# WHAT IS NEEDED
Repeat each record below exactly, dropping the pictures.

#### TASK DATA ####

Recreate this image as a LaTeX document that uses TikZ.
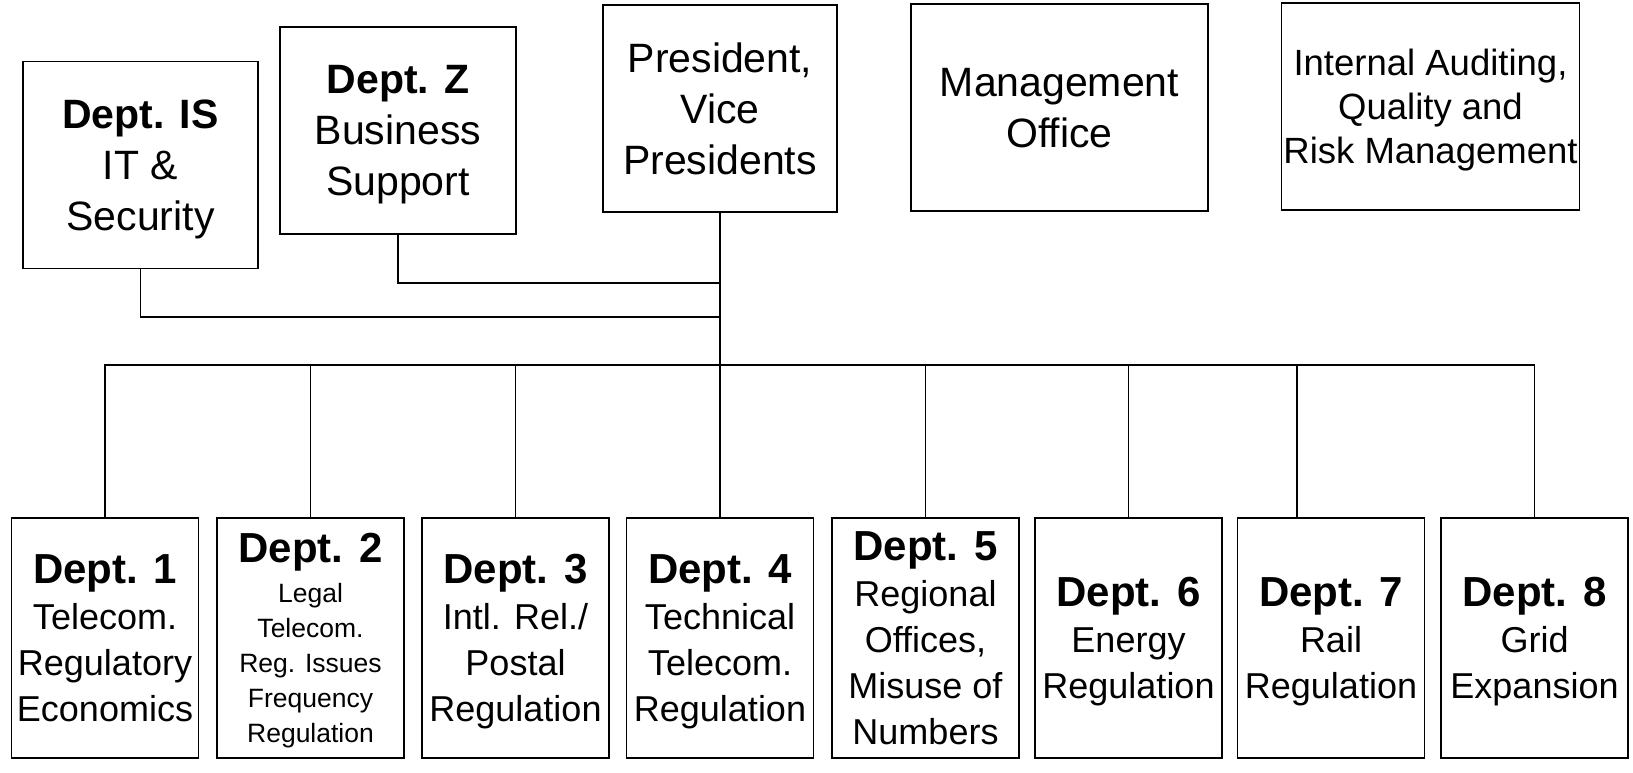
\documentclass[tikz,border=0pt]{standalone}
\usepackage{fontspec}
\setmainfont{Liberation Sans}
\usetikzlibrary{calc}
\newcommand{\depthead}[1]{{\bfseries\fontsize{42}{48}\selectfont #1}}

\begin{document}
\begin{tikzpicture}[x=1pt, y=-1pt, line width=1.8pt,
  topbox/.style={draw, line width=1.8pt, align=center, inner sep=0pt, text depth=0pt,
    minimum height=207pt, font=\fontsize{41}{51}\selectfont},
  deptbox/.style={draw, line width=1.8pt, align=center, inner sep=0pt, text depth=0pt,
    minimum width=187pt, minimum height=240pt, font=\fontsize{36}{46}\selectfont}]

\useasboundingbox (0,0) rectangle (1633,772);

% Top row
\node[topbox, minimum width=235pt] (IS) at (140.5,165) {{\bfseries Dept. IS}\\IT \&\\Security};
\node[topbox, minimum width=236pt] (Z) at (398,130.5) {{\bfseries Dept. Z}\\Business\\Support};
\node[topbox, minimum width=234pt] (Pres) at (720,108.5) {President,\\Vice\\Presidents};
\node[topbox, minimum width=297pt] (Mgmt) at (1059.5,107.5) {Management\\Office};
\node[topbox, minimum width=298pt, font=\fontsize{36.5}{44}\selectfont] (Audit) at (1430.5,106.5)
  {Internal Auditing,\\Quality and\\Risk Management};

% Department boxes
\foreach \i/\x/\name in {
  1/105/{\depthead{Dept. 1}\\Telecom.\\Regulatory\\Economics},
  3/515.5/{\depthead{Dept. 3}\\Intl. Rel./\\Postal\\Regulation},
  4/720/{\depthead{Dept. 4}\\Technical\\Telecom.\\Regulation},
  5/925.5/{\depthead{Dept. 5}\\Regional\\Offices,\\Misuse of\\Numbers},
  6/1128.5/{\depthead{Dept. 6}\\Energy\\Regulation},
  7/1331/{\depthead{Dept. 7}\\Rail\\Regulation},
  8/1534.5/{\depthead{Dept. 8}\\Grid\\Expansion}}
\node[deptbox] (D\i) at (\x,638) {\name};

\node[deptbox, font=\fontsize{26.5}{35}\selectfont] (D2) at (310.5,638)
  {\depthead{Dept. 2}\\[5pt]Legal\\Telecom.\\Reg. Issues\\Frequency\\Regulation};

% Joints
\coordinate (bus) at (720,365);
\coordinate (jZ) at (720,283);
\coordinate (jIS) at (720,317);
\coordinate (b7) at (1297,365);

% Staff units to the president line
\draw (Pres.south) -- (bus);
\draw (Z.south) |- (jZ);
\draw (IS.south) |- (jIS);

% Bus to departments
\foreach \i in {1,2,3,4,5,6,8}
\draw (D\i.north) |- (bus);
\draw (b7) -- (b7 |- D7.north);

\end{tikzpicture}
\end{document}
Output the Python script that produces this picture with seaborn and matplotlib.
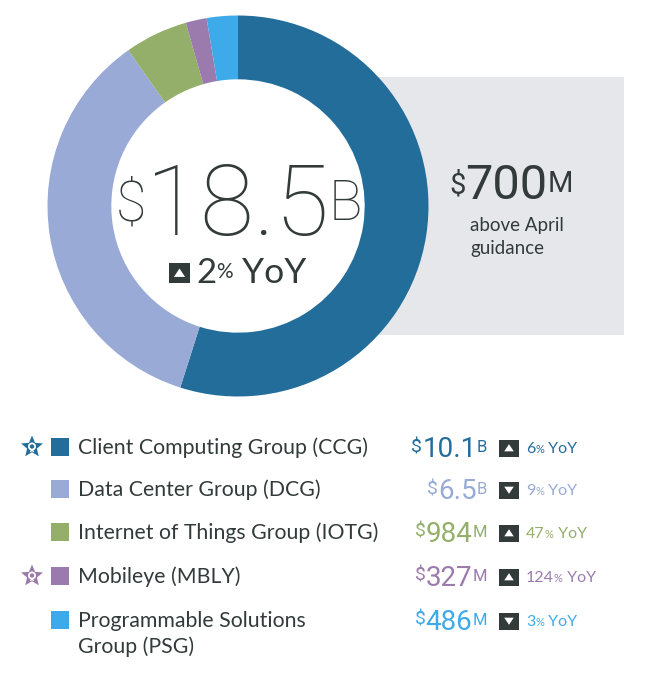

####

# TASK SOLUTION
Recreate this image as a LaTeX document that uses TikZ.
\documentclass[tikz,border=0pt]{standalone}
\usepackage{fontspec}
\setmainfont{Liberation Sans}
\usetikzlibrary{calc}
\newcommand{\depthead}[1]{{\bfseries\fontsize{42}{48}\selectfont #1}}

\begin{document}
\begin{tikzpicture}[x=1pt, y=-1pt, line width=1.8pt,
  topbox/.style={draw, line width=1.8pt, align=center, inner sep=0pt, text depth=0pt,
    minimum height=207pt, font=\fontsize{41}{51}\selectfont},
  deptbox/.style={draw, line width=1.8pt, align=center, inner sep=0pt, text depth=0pt,
    minimum width=187pt, minimum height=240pt, font=\fontsize{36}{46}\selectfont}]

\useasboundingbox (0,0) rectangle (1633,772);

% Top row
\node[topbox, minimum width=235pt] (IS) at (140.5,165) {{\bfseries Dept. IS}\\IT \&\\Security};
\node[topbox, minimum width=236pt] (Z) at (398,130.5) {{\bfseries Dept. Z}\\Business\\Support};
\node[topbox, minimum width=234pt] (Pres) at (720,108.5) {President,\\Vice\\Presidents};
\node[topbox, minimum width=297pt] (Mgmt) at (1059.5,107.5) {Management\\Office};
\node[topbox, minimum width=298pt, font=\fontsize{36.5}{44}\selectfont] (Audit) at (1430.5,106.5)
  {Internal Auditing,\\Quality and\\Risk Management};

% Department boxes
\foreach \i/\x/\name in {
  1/105/{\depthead{Dept. 1}\\Telecom.\\Regulatory\\Economics},
  3/515.5/{\depthead{Dept. 3}\\Intl. Rel./\\Postal\\Regulation},
  4/720/{\depthead{Dept. 4}\\Technical\\Telecom.\\Regulation},
  5/925.5/{\depthead{Dept. 5}\\Regional\\Offices,\\Misuse of\\Numbers},
  6/1128.5/{\depthead{Dept. 6}\\Energy\\Regulation},
  7/1331/{\depthead{Dept. 7}\\Rail\\Regulation},
  8/1534.5/{\depthead{Dept. 8}\\Grid\\Expansion}}
\node[deptbox] (D\i) at (\x,638) {\name};

\node[deptbox, font=\fontsize{26.5}{35}\selectfont] (D2) at (310.5,638)
  {\depthead{Dept. 2}\\[5pt]Legal\\Telecom.\\Reg. Issues\\Frequency\\Regulation};

% Joints
\coordinate (bus) at (720,365);
\coordinate (jZ) at (720,283);
\coordinate (jIS) at (720,317);
\coordinate (b7) at (1297,365);

% Staff units to the president line
\draw (Pres.south) -- (bus);
\draw (Z.south) |- (jZ);
\draw (IS.south) |- (jIS);

% Bus to departments
\foreach \i in {1,2,3,4,5,6,8}
\draw (D\i.north) |- (bus);
\draw (b7) -- (b7 |- D7.north);

\end{tikzpicture}
\end{document}
Output the Python script that produces this picture with seaborn and matplotlib.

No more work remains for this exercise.